Meet Debbie Matthew, who is living with stroke
Debbie, a tax assistant with a husband and 8 year old son, suffered a stroke last year (March 2016) at the age of 40. Here’s her story of her recovery so far.
“I had my stroke on Easter Sunday last year and it happened completely out of the blue. I had no warning signs at all. Because of where we live it took an hour for the ambulance to arrive. At the hospital my husband was told I’d had a stroke and that I needed a number of tests but that the next 12 hours were critical. At this point he didn’t know if I was going to make it or not.
The first thing I remember of this time is two days after the stroke when I woke up to see my mum and husband sitting next to me. I couldn’t move my leg or arm and my speech was slurred.
My initial recovery felt really slow. First I got my speech and eyesight back but I was still unable to stand or wiggle my toes. I could just about move my arm but my co-ordination wasn’t good at all. To help me focus I set myself mini targets each week. For example, one week my target was to hold a ball.
I think my ‘can do’ attitude really helped me during this time. I was determined to get myself out of hospital. I made sure I listened to the advice I was given and I did my exercises as regularly as I could. I make sure I still do them as regularly today.
Returning home after over six weeks in hospital wasn’t easy. Every day there were different hurdles to overcome. I felt really anxious about it even though I was obviously desperate to get home but I was worried about leaving the safety of the hospital and whether I would be able to cope.

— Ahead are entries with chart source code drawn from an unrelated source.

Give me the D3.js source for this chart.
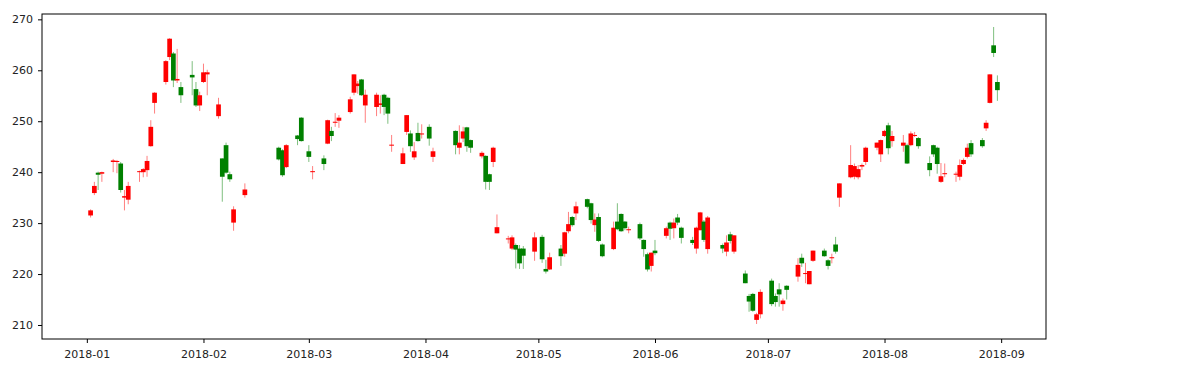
<!DOCTYPE html>
<html lang="en">
<head>
<meta charset="UTF-8" />
<script src="https://cdn.jsdelivr.net/npm/d3@7"></script>
<title>candles</title>
<style>
  body { margin: 0; background: #fff; }
  .chart { display: block; }
</style>
</head>
<body>
<svg class="chart" width="1186" height="372"></svg>
<script>
// daily OHLC
const dates = [
  '2018-01-02','2018-01-03','2018-01-04','2018-01-05','2018-01-08','2018-01-09','2018-01-10','2018-01-11','2018-01-12',
  '2018-01-15','2018-01-16','2018-01-17','2018-01-18','2018-01-19','2018-01-22','2018-01-23','2018-01-24','2018-01-25',
  '2018-01-26','2018-01-29','2018-01-30','2018-01-31','2018-02-01','2018-02-02','2018-02-05','2018-02-06','2018-02-07',
  '2018-02-08','2018-02-09','2018-02-12','2018-02-21','2018-02-22','2018-02-23','2018-02-26','2018-02-27','2018-03-01',
  '2018-03-02','2018-03-05','2018-03-06','2018-03-07','2018-03-08','2018-03-09','2018-03-12','2018-03-13','2018-03-14',
  '2018-03-15','2018-03-16','2018-03-19','2018-03-20','2018-03-21','2018-03-22','2018-03-23','2018-03-26','2018-03-27',
  '2018-03-28','2018-03-29','2018-03-30','2018-03-31','2018-04-02','2018-04-03','2018-04-09','2018-04-10','2018-04-11',
  '2018-04-12','2018-04-13','2018-04-16','2018-04-17','2018-04-18','2018-04-19','2018-04-20','2018-04-23','2018-04-24',
  '2018-04-25','2018-04-26','2018-04-27','2018-04-30','2018-05-02','2018-05-03','2018-05-04','2018-05-07','2018-05-08',
  '2018-05-09','2018-05-10','2018-05-11','2018-05-14','2018-05-15','2018-05-16','2018-05-17','2018-05-18','2018-05-21',
  '2018-05-22','2018-05-23','2018-05-24','2018-05-25','2018-05-28','2018-05-29','2018-05-30','2018-05-31','2018-06-01',
  '2018-06-04','2018-06-05','2018-06-06','2018-06-07','2018-06-08','2018-06-11','2018-06-12','2018-06-13','2018-06-14',
  '2018-06-15','2018-06-19','2018-06-20','2018-06-21','2018-06-22','2018-06-25','2018-06-26','2018-06-27','2018-06-28',
  '2018-06-29','2018-07-02','2018-07-03','2018-07-04','2018-07-05','2018-07-06','2018-07-09','2018-07-10','2018-07-11',
  '2018-07-12','2018-07-13','2018-07-16','2018-07-17','2018-07-18','2018-07-19','2018-07-20','2018-07-23','2018-07-24',
  '2018-07-25','2018-07-26','2018-07-27','2018-07-30','2018-07-31','2018-08-01','2018-08-02','2018-08-03','2018-08-06',
  '2018-08-07','2018-08-08','2018-08-09','2018-08-10','2018-08-13','2018-08-14','2018-08-15','2018-08-16','2018-08-17',
  '2018-08-20','2018-08-21','2018-08-22','2018-08-23','2018-08-24','2018-08-27','2018-08-28','2018-08-29','2018-08-30',
  '2018-08-31'
];
const opens = [
  231.5,235.9,239.9,239.7,242.0,242.0,241.7,235.0,234.6,
  240.0,240.0,240.4,245.1,253.6,257.7,262.6,263.3,258.0,
  256.7,259.1,256.3,253.1,257.7,259.2,251.0,242.7,245.3,
  239.6,230.1,235.5,244.8,244.3,241.0,247.2,250.7,244.1,
  240.0,242.7,245.6,248.1,249.7,250.1,251.8,255.6,256.9,
  258.2,253.1,252.8,253.2,255.2,254.6,245.2,241.6,247.9,
  247.6,242.9,247.7,247.4,248.9,243.0,248.1,244.8,246.6,
  248.8,246.3,243.1,243.2,239.6,242.0,228.0,226.8,225.0,
  225.7,225.0,225.0,224.4,227.3,221.0,220.9,225.0,224.0,
  228.4,231.2,231.9,234.7,233.9,229.6,231.2,225.8,224.9,
  230.3,231.8,230.3,228.6,229.8,226.7,223.9,221.6,224.6,
  227.5,230.1,229.0,231.1,229.1,226.7,225.0,228.6,230.3,
  224.9,225.7,224.4,227.8,224.4,220.1,215.7,216.1,211.0,
  212.1,218.7,215.7,217.0,214.1,217.7,219.5,223.2,220.0,
  218.0,222.6,224.6,222.7,223.1,225.8,235.0,239.0,239.1,
  239.0,241.1,242.0,244.8,243.5,247.1,249.2,246.1,245.2,
  245.3,245.3,247.1,246.7,241.8,245.3,244.8,238.1,239.6,
  239.5,239.1,241.6,243.0,245.7,246.3,248.6,253.6,264.9,
  257.7
];
const highs = [
  232.7,238.1,240.1,240.1,242.6,242.4,242.0,236.5,238.1,
  240.3,240.8,243.2,250.2,255.7,262.0,266.3,263.6,264.2,
  257.7,261.8,257.7,255.8,261.3,260.1,254.6,242.7,245.8,
  240.1,233.3,237.8,245.0,244.5,245.5,247.3,250.8,245.3,
  241.2,243.3,250.3,248.9,251.6,251.2,254.8,259.2,257.9,
  258.3,256.2,255.6,255.1,255.4,254.8,247.3,244.8,251.2,
  248.2,245.9,249.7,249.4,249.4,244.8,248.2,249.2,248.9,
  248.9,246.4,244.1,243.3,239.7,245.0,231.7,227.5,227.6,
  226.0,225.7,225.5,228.2,227.7,222.8,224.2,225.7,228.3,
  232.2,231.4,234.2,234.8,234.0,231.9,231.9,226.0,230.3,
  233.9,231.9,230.4,229.3,230.1,226.8,224.2,224.2,226.7,
  229.3,230.3,230.9,231.8,229.3,227.3,229.3,232.2,230.6,
  231.4,226.0,227.6,228.3,227.6,220.7,216.1,216.3,212.4,
  217.0,219.1,216.2,218.2,215.2,217.8,223.1,224.0,222.2,
  220.6,224.6,225.0,222.9,224.0,227.3,237.8,245.3,241.7,
  241.4,241.7,245.0,245.8,246.4,248.3,249.7,248.1,247.3,
  245.6,248.0,247.9,246.9,243.1,245.4,245.0,241.8,241.7,
  240.1,242.5,242.7,245.6,246.3,246.7,250.2,259.2,268.5,
  259.0
];
const lows = [
  231.1,235.5,236.5,238.1,240.0,239.8,236.0,232.5,233.7,
  238.1,239.0,239.1,245.0,251.5,257.2,262.0,256.7,257.5,
  253.6,255.1,252.8,252.0,257.5,255.1,250.5,234.2,239.7,
  238.1,228.5,235.0,242.3,239.1,240.8,245.3,246.0,242.0,
  238.6,240.4,245.5,246.1,248.9,248.7,251.5,255.1,255.4,
  255.0,249.7,251.0,251.5,251.2,249.5,244.0,241.6,247.3,
  244.0,242.4,246.0,246.6,245.2,242.0,243.5,243.5,245.9,
  244.0,243.8,242.7,236.6,236.5,241.0,228.0,226.0,224.7,
  221.1,221.0,221.0,222.6,222.2,220.1,220.8,221.6,223.4,
  228.0,229.3,230.6,232.9,229.9,228.3,226.3,223.3,224.7,
  228.6,228.3,228.6,228.0,226.7,223.4,220.5,220.5,223.7,
  227.0,226.7,227.0,229.6,226.0,225.7,224.0,228.6,226.3,
  224.0,224.1,223.5,226.0,224.0,218.2,212.6,212.6,210.2,
  211.3,213.7,213.6,213.6,212.8,215.0,218.5,221.4,218.2,
  218.0,222.4,223.4,220.9,222.1,224.0,233.2,238.8,238.6,
  238.6,240.4,241.4,244.3,242.0,246.9,243.5,245.0,244.0,
  241.6,245.1,246.9,244.6,239.2,243.0,239.7,237.9,239.0,
  238.1,238.4,241.4,242.7,243.0,244.8,248.1,253.5,262.6,
  254.0
];
const closes = [
  232.5,237.3,239.5,240.0,242.3,242.2,236.5,235.3,237.3,
  240.2,240.6,242.2,248.9,255.6,261.8,266.2,258.0,258.3,
  255.1,258.6,253.1,255.1,259.6,259.6,253.3,239.1,239.9,
  238.6,232.7,236.6,242.5,239.4,245.3,246.5,246.1,243.0,
  240.2,241.6,250.2,247.1,249.9,250.7,254.3,259.2,257.4,
  255.1,255.2,255.2,253.5,252.8,251.5,245.4,243.7,251.2,
  245.1,244.1,246.1,247.6,246.6,244.1,245.3,245.8,248.0,
  245.1,244.8,243.8,238.1,238.1,244.8,229.2,227.0,227.2,
  224.8,222.1,223.6,227.2,222.9,220.5,223.3,223.5,228.2,
  229.8,229.6,233.3,233.2,230.6,230.7,226.5,223.5,229.1,
  228.8,228.4,229.0,228.8,227.0,224.9,220.9,224.2,224.1,
  229.0,228.9,230.1,230.1,227.1,226.1,229.1,232.1,226.7,
  231.1,225.0,226.2,226.5,227.6,218.2,214.6,212.8,212.1,
  216.5,214.1,214.5,216.0,214.8,216.9,221.8,222.1,220.2,
  220.6,224.6,223.5,221.6,223.3,224.4,237.8,241.4,241.2,
  240.6,241.4,244.8,245.8,246.3,248.1,244.7,247.1,245.8,
  241.7,247.6,247.3,245.1,240.4,243.5,241.6,239.2,239.8,
  239.7,241.4,242.4,244.8,243.5,245.1,249.7,259.2,263.4,
  256.1
];
const yTicks = [210, 220, 230, 240, 250, 260, 270];
const xTicks = ['2018-01','2018-02','2018-03','2018-04','2018-05','2018-06','2018-07','2018-08','2018-09'];

const svg = d3.select('.chart');
const margin = { top: 14, right: 140, bottom: 33, left: 42 };
const innerWidth = +svg.attr('width') - margin.left - margin.right;
const innerHeight = +svg.attr('height') - margin.top - margin.bottom;

const parseDay = d3.utcParse('%Y-%m-%d');
const parseMonth = d3.utcParse('%Y-%m');

const candles = dates.map((d, i) => ({
  date: parseDay(d), open: opens[i], high: highs[i], low: lows[i], close: closes[i]
}));

// view limits as they show on the axes
const x = d3.scaleUtc()
  .domain([new Date(Date.UTC(2017, 11, 20, 2)), new Date(Date.UTC(2018, 8, 12, 22))])
  .range([0, innerWidth]);
const y = d3.scaleLinear().domain([207.25, 271.05]).range([innerHeight, 0]);

const g = svg.append('g').attr('transform', `translate(${margin.left},${margin.top})`);

// body width: 30 hours in time units
const bodyW = x(d3.utcHour.offset(candles[0].date, 30)) - x(candles[0].date);
const colour = d => d.close >= d.open ? '#ff0000' : '#008000';

const c = g.selectAll('.candle').data(candles).enter().append('g').attr('class', 'candle');
c.append('line')
  .attr('x1', d => x(d.date)).attr('x2', d => x(d.date))
  .attr('y1', d => y(d.high)).attr('y2', d => y(d.low))
  .attr('stroke', colour).attr('stroke-width', 1).attr('stroke-opacity', 0.5);
c.append('rect')
  .attr('x', d => x(d.date) - bodyW / 2)
  .attr('width', bodyW)
  .attr('y', d => y(Math.max(d.open, d.close)))
  .attr('height', d => Math.max(1, Math.abs(y(d.open) - y(d.close))))
  .attr('fill', colour);

const yAxis = d3.axisLeft(y).tickValues(yTicks).tickSize(4).tickPadding(5);
const xAxis = d3.axisBottom(x).tickValues(xTicks.map(parseMonth))
  .tickFormat(d3.utcFormat('%Y-%m')).tickSize(4).tickPadding(7);

const styleAxis = a => {
  a.select('.domain').remove();
  a.attr('font-family', 'DejaVu Sans').attr('font-size', 11);
  a.selectAll('.tick line').attr('stroke', '#000');
  a.selectAll('.tick text').attr('fill', '#222');
};

g.append('g').call(yAxis).call(styleAxis);
g.append('g').attr('transform', `translate(0,${innerHeight})`).call(xAxis).call(styleAxis);

// frame
g.append('rect')
  .attr('x', 0).attr('y', 0).attr('width', innerWidth).attr('height', innerHeight)
  .attr('fill', 'none').attr('stroke', '#000').attr('stroke-width', 1);
</script>
</body>
</html>
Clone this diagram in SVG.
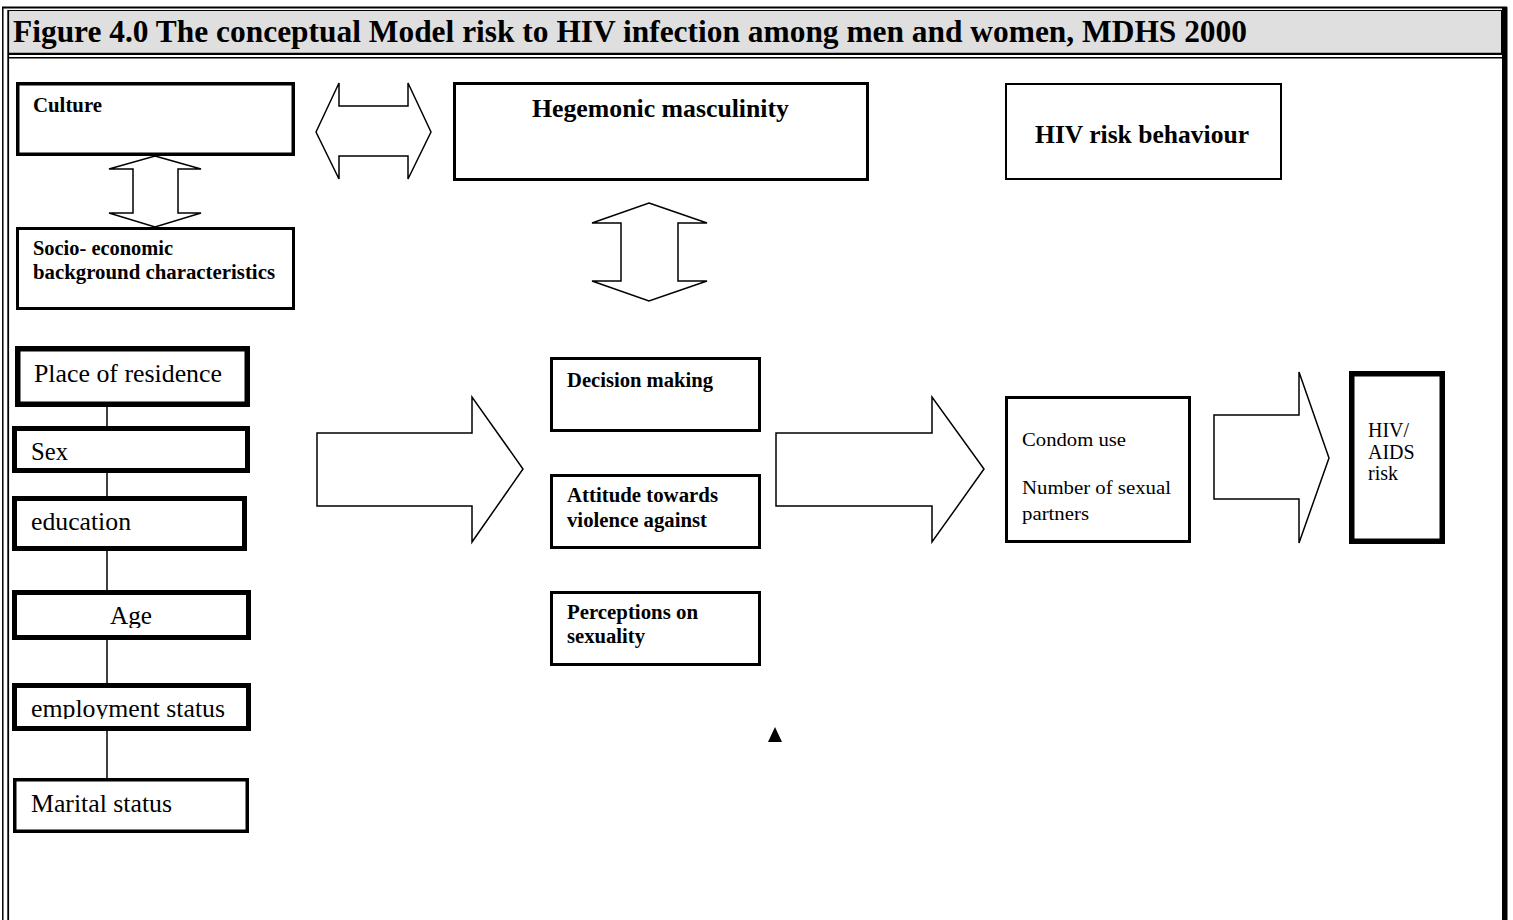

I came across Chest Heart and Stroke Scotland (CHSS) online and saw that there was a stroke group in the area. After a chat with the CHSS Regional Community Support Worker I went along to the group for the first time. It was a great step forward for me. Just talking to others helped. I hadn’t spoken to anyone for a long time apart from my family or nursing staff and I was feeling increasingly isolated from other people. It makes a difference just to talk to other people who know what you are going through and it was great to get out of the house and do something different. Nobody judges you, we had so many laughs, and plenty of tea.
Recovery is challenging and it takes time. At first you see a lot of small changes and you keep improving which helps you to stay positive and focused. Then you also see some big changes such as when you go from not being able to walk to walking again. But as time goes on you have to face the fact that some things may not improve any more. For example, I’m not sure my leg is going to get better so that is something I will have to cope with for the rest of my life. I still have days when I’m very emotional and these are hard and difficult days but I try to remind myself about how far I’ve come in the last year.
I am determined to turn something bad in to something good. I take any opportunity I can to spread awareness about stroke and how to reduce your risk of a stroke. I want my new goal in life to be to support people living after stroke. I want to be able to spread the word that while stroke can happen to anyone, it is possible to get your life back on track.
It’s hard not to worry that you might have another stroke but I’ve taken steps to reduce my risk in lots of ways. I’ve given up work to reduce stress. I make sure I go every 8 weeks to my GP for blood pressure checks. I have also lost weight and changed my eating habits to make sure I’m healthier.